[Given information start]
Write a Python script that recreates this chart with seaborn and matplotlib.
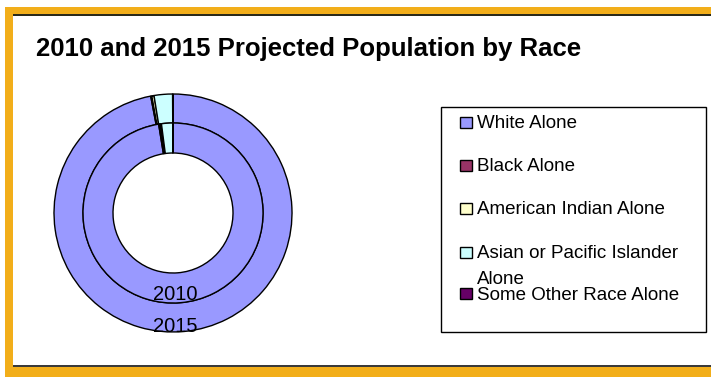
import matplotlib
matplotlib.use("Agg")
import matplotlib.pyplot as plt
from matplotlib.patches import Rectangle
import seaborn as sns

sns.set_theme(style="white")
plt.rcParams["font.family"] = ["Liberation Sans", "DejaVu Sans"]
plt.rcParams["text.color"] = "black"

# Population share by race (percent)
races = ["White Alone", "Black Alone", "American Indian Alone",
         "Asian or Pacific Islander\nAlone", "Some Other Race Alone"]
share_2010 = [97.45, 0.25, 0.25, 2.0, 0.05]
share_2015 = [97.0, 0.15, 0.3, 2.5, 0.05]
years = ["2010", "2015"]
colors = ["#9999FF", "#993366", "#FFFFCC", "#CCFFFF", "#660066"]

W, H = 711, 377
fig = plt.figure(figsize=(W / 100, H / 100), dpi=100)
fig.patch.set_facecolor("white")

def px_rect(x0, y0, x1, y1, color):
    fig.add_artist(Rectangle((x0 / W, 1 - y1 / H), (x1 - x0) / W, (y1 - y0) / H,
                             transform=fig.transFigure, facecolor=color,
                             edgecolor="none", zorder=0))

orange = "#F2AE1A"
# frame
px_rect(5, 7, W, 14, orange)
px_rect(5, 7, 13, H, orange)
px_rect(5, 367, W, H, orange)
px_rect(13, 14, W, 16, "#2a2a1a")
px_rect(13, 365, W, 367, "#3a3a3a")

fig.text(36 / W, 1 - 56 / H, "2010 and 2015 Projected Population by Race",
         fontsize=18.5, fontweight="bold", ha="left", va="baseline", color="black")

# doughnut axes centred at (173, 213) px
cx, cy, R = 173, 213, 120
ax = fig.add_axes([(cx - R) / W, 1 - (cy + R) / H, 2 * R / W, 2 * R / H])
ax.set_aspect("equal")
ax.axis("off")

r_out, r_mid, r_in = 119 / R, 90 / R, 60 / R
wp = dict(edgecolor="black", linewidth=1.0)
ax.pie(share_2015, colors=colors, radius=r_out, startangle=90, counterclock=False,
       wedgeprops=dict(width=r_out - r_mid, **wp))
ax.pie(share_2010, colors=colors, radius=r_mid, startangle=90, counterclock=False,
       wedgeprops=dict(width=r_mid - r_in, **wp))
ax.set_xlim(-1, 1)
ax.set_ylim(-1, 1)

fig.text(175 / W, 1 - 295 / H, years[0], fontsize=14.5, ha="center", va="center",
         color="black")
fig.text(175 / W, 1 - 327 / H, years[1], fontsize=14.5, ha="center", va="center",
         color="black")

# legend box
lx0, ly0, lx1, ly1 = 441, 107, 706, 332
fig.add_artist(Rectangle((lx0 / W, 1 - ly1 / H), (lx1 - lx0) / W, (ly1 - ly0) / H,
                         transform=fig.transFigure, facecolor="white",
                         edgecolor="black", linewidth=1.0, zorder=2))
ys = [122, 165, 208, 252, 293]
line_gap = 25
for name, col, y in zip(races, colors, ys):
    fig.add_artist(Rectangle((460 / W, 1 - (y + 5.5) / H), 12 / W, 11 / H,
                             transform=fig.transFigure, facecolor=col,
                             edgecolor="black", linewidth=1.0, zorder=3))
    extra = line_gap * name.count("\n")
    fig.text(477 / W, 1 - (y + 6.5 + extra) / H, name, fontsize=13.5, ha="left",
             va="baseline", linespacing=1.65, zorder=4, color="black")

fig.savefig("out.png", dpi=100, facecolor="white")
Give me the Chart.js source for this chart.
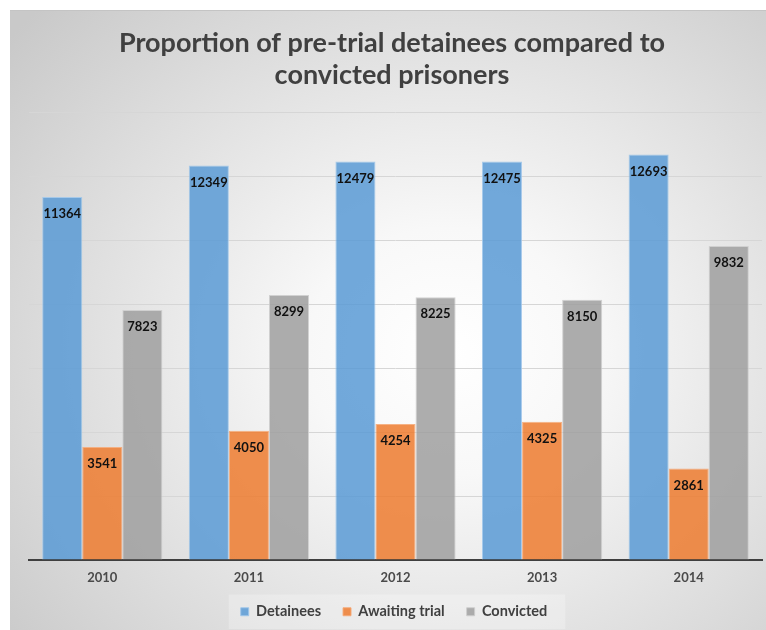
[Given information end]
## What needs to be done
Establish how many lines of the material above hold the word "chart". Nothing but the count should be returned.

## Complete answer
2